My brother sold a small bag of cocaine, but was within a 1,ooo feet of a school (on a Saturday night) and received a 3 year prison sentence. He was also a user and while locked up in Floirda's DOC has received no drug counseling and is slowly being institutionalized inside. What i feel is another important issue is the bearing on the inmates families... He has a 19 year old daughter that (while in college) is working two jobs so that she can send him some money each month via J-Pay. there is a fee attached. She paid to get a phone line - she has to pay into his account so that they can talk each week (he is housed 9 hours away)- another fee and they only allow you to set up a land line phone in November and May (?). When any of us want to visit him - then that is a weekend trip plus gas, tolls and $40 spending money once inside. Thsi is the only time he gets to eat fruit, chips, drink juice or milk.

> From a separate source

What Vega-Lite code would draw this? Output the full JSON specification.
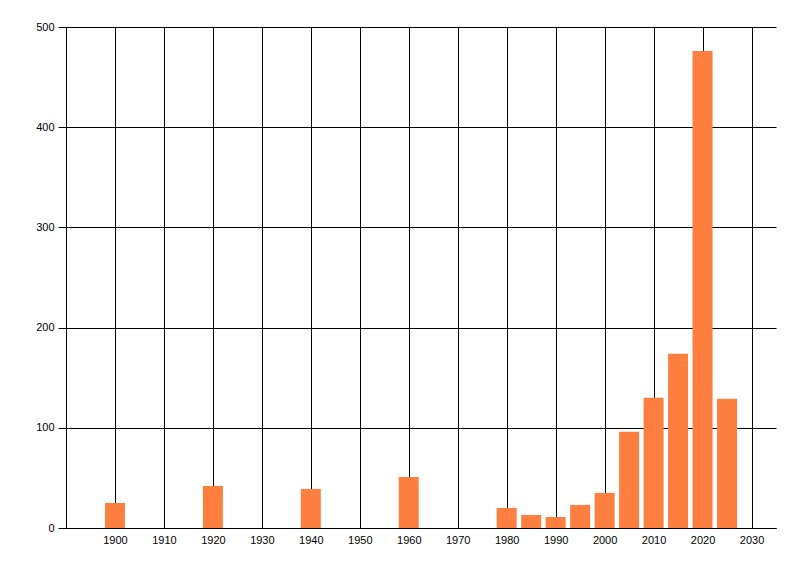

This is all so taxing on a young teenager. I do my best by driving her up every other month. The stress imprisonment on the families is awful! Unless we scrimp and save and send him something eahc month then he has no soups or honey-buns to barter with for protection or favors. I have no problem with the staff at the facility but i have a big problem with how the system works..
It is just a money-making scheme that sucks people in (usually when they are young kids through DJJ), makes money off them while serving their time for the crime and then casts them back int society knowing full well the reasons for recidivism - the same reasons teh system has created.